Seoul: Stocks, won fall as US bond yields weigh
[SEOUL] South Korea's KOSPI stock index declined for a fourth straight session on Wednesday as U.S. bond yields rose above 3 per cent and as foreign investors largely sold off their holdings in equities. The Korean won fell while bond yields rose.
At 0632 GMT, the KOSPI was down 15.35 points or 0.62 per cent, at 2,448.79. The won was quoted at 1,080.6 per dollar on the onshore settlement platform, 0.35 per cent weaker than its previous close at 1,076.8. The currency hovered at its four-week closing low.

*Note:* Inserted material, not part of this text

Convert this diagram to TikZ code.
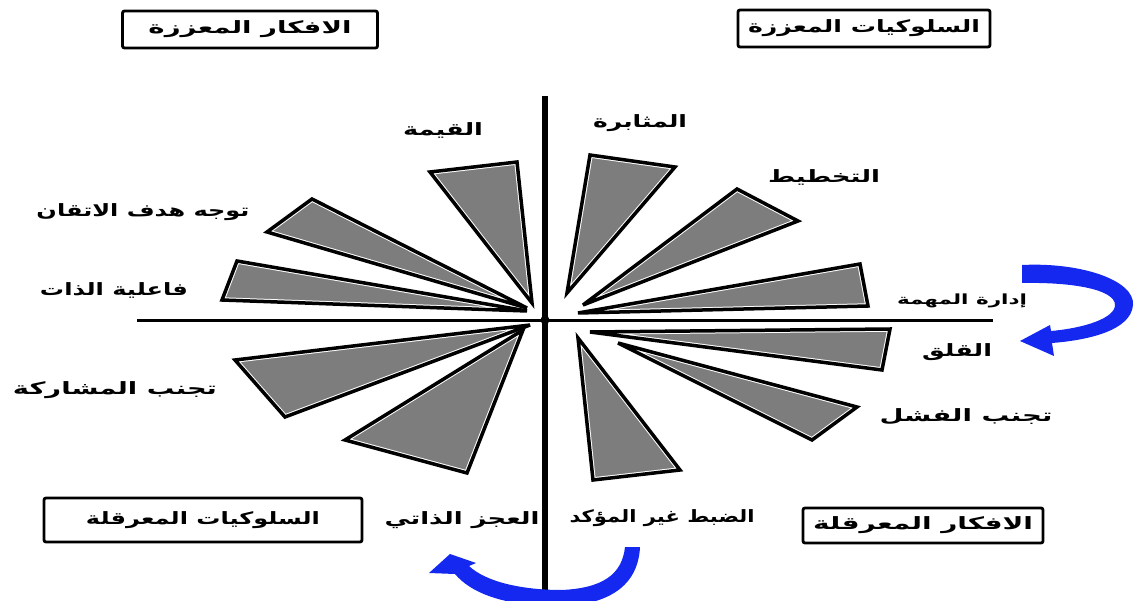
\documentclass[tikz,border=0pt]{standalone}
\usepackage{fontspec}
\usepackage{graphicx}
\TeXXeTstate=1
\newfontfamily\arabicfont[Script=Arabic]{DejaVu Sans}
\definecolor{arrowblue}{RGB}{20,40,240}
\definecolor{wedgegray}{RGB}{125,125,125}
\tikzset{
  lbl/.style={font=\arabicfont\bfseries\fontsize{17}{19}\selectfont, inner sep=0pt},
  smalllbl/.style={font=\arabicfont\bfseries\fontsize{14}{16}\selectfont, inner sep=0pt},
  boxlbl/.style={draw, line width=2.8pt, rounded corners=2pt,
    font=\arabicfont\bfseries\fontsize{17}{19}\selectfont, inner sep=0pt},
  axisline/.style={line width=#1},
  bluearrow/.style={fill=arrowblue, draw=none}
}
\newcommand\spoke[3]{%
  \fill[wedgegray] #1--#2--#3--cycle;
  \begin{scope}
    \clip #1--#2--#3--cycle;
    \draw[white,line width=5.5pt] #1--#2--#3--cycle;
  \end{scope}
  \draw[line width=3.5pt,miter limit=4] #1--#2--#3--cycle;}
\newcommand\fitw[2]{\resizebox{#1pt}{\height}{#2}}
\begin{document}
\begin{tikzpicture}[x=1pt,y=-1pt]
\useasboundingbox (0,0) rectangle (1134,601);
% axes
\coordinate (vtop) at (545,96);
\coordinate (vbot) at (545,601);
\coordinate (hleft) at (137,320);
\coordinate (hright) at (993,320);
\draw[axisline=5.5pt] (vtop) -- (vbot);
\draw[axisline=3pt] (hleft) -- (hright);
% wedges upper left
\spoke{(430,172)}{(517,162)}{(532,303)}
\spoke{(267,232)}{(312,199)}{(527,308)}
\spoke{(222,300)}{(237,261)}{(527,311)}
% wedges upper right
\spoke{(590,155)}{(675,167)}{(567,293)}
\spoke{(737,189)}{(798,221)}{(583,305)}
\spoke{(860,264)}{(868,306)}{(578,313)}
% wedges lower right
\spoke{(590,332)}{(890,329)}{(882,370)}
\spoke{(618,343)}{(857,407)}{(812,440)}
\spoke{(578,338)}{(680,470)}{(593,480)}
% wedges lower left
\spoke{(235,360)}{(285,417)}{(530,325)}
\spoke{(345,440)}{(467,473)}{(523,330)}
\fill (545,320) circle (4.5pt);
% boxes
\node[boxlbl, minimum width=255pt, minimum height=37pt] (tl) at (250,29.5) {\fitw{203}{\beginR الافكار المعززة\endR}};
\node[boxlbl, minimum width=252pt, minimum height=37pt] (tr) at (864,28.5) {\fitw{232}{\beginR السلوكيات المعززة\endR}};
\node[boxlbl, minimum width=318pt, minimum height=44pt] (bl) at (203,520) {\fitw{234}{\beginR السلوكيات المعرقلة\endR}};
\node[boxlbl, minimum width=240pt, minimum height=35pt] (br) at (923,525.5) {\fitw{220}{\beginR الافكار المعرقلة\endR}};
% labels
\node[lbl] (qima) at (443,130) {\fitw{80}{\beginR القيمة\endR}};
\node[lbl] (muthabara) at (640,123) {\fitw{94}{\beginR المثابرة\endR}};
\node[lbl] (takhtit) at (824,177) {\fitw{112}{\beginR التخطيط\endR}};
\node[lbl] (tawajjuh) at (143,212) {\fitw{213}{\beginR توجه هدف الاتقان\endR}};
\node[lbl] (faaliya) at (114,290) {\fitw{148}{\beginR فاعلية الذات\endR}};
\node[smalllbl] (idara) at (962,301) {\fitw{130}{\beginR إدارة المهمة\endR}};
\node[lbl] (qalaq) at (957,352) {\fitw{70}{\beginR القلق\endR}};
\node[lbl] (musharaka) at (115,390) {\fitw{204}{\beginR تجنب المشاركة\endR}};
\node[lbl] (fashal) at (966,417) {\fitw{173}{\beginR تجنب الفشل\endR}};
\node[lbl] (ajz) at (462,520) {\fitw{155}{\beginR العجز الذاتي\endR}};
\node[lbl] (dabt) at (662,518) {\fitw{185}{\beginR الضبط غير المؤكد\endR}};
% blue arrows
\begin{scope}
\clip (0,0) rectangle (1134,601);
\fill[bluearrow] (1022,265) .. controls (1080,262) and (1135,280) .. (1133,305)
  .. controls (1131,330) and (1090,340) .. (1052,343)
  -- (1054,356) -- (1020,341) -- (1050,325) -- (1051,331)
  .. controls (1085,328) and (1115,318) .. (1115,305)
  .. controls (1115,290) and (1075,282) .. (1022,283) -- cycle;
\fill[bluearrow] (640,547) .. controls (638,590) and (602,606) .. (557,606)
  .. controls (502,606) and (470,592) .. (455,574)
  -- (429,573) -- (450,554) -- (476,563) -- (469,566)
  .. controls (486,582) and (522,590) .. (562,590)
  .. controls (602,588) and (622,575) .. (625,547) -- cycle;
\end{scope}
\end{tikzpicture}
\end{document}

In offshore trading, the won was quoted at 1,080.1 per U.S. dollar, down 0.36 per cent from the previous day, while in one-year non-deliverable forwards it was being transacted at 1,065.15 per dollar. MSCI's broadest index of Asia-Pacific shares outside Japan was down 0.78 per cent, after US stocks ended the previous session with losses. Japanese stocks weakened 0.28 per cent. The KOSPI is down around 0.1 per cent so far this year, and up by 1.22 per cent in the past 30 days.

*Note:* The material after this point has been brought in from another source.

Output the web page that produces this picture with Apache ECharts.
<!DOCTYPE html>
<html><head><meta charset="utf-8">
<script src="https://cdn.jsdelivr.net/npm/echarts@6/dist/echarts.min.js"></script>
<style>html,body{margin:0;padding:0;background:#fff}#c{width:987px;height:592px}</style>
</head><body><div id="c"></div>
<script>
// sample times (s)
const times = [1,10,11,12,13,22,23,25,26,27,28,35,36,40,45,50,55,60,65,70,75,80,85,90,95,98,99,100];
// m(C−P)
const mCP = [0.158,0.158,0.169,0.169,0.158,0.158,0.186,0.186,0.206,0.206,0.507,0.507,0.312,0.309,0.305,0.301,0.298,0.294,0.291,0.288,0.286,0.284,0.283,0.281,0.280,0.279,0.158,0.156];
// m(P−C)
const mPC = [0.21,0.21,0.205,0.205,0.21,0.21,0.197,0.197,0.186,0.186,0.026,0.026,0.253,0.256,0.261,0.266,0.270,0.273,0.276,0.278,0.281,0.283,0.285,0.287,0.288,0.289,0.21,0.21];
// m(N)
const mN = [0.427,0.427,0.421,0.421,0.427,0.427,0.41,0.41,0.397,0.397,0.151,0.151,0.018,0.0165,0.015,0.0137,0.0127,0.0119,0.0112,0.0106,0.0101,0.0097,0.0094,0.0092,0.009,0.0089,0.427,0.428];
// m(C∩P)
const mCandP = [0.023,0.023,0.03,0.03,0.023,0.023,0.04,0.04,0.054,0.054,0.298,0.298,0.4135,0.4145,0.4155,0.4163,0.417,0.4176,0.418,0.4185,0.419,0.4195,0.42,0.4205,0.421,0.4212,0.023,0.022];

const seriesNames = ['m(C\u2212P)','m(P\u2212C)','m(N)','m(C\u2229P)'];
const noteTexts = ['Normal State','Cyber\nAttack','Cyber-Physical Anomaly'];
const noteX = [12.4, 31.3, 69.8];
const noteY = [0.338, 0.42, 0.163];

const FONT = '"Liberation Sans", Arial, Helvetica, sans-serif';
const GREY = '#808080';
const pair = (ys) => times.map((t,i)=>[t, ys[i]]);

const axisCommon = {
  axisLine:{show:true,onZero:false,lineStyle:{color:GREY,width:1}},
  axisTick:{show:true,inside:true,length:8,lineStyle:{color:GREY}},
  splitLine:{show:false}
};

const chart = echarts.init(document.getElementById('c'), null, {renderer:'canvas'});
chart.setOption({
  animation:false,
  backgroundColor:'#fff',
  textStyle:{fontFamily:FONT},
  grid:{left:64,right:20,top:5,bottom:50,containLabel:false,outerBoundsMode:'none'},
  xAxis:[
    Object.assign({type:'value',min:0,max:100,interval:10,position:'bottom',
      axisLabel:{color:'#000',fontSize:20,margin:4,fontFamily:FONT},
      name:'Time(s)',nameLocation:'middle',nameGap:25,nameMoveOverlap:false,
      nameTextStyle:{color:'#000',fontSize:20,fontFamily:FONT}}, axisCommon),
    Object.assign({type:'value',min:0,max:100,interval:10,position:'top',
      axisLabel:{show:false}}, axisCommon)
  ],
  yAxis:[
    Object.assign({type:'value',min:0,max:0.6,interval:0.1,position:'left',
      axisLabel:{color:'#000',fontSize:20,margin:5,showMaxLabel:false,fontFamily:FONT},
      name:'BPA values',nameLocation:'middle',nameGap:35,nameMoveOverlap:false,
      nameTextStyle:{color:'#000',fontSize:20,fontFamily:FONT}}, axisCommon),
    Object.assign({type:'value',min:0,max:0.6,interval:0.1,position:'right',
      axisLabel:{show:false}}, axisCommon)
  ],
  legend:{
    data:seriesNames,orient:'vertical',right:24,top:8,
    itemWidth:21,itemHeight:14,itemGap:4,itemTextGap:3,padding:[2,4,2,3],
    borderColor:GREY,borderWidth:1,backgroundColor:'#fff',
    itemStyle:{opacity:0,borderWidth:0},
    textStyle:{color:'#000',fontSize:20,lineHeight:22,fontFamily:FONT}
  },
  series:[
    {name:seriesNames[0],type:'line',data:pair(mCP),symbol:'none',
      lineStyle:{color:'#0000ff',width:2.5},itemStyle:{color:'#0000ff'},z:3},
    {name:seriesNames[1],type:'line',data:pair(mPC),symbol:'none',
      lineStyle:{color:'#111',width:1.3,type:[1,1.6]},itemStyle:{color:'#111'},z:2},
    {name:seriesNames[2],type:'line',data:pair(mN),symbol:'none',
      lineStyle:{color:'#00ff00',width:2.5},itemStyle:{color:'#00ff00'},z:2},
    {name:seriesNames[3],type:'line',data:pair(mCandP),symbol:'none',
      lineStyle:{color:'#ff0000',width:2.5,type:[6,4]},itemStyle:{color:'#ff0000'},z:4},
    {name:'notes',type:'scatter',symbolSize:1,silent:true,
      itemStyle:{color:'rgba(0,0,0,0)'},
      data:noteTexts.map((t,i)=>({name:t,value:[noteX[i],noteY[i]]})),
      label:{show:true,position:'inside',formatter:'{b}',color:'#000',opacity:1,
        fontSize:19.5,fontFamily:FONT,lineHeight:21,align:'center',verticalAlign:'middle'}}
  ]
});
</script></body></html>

The current price-to-earnings ratio is 12.10, the dividend yield is 1.28 per cent and the market capitalisation is 1,242.04 trillion won ($1.15 trillion).
The trading volume during the session on the KOSPI index was 455,220,000 shares and, of the total traded issues of 881, the number of advancing shares was 282.
Foreigners were net sellers of 762,616 million won worth of shares. It was the biggest net selling amount since June 2013.
The US dollar has risen 1.29 per cent against the won this year. The won's high for the year is 1,053.55 per dollar on April 2, 2018 and low is 1,098.4 on Feb 6, 2018. In money and debt markets, June futures on three-year treasury bonds fell 0.07 points to 107.6.
The Korean three-month Certificate of Deposit benchmark rate was quoted at 1.65 per cent, while the benchmark 3-year Korean treasury bond yielded 2.247 per cent, higher than the previous day's 2.23 per cent.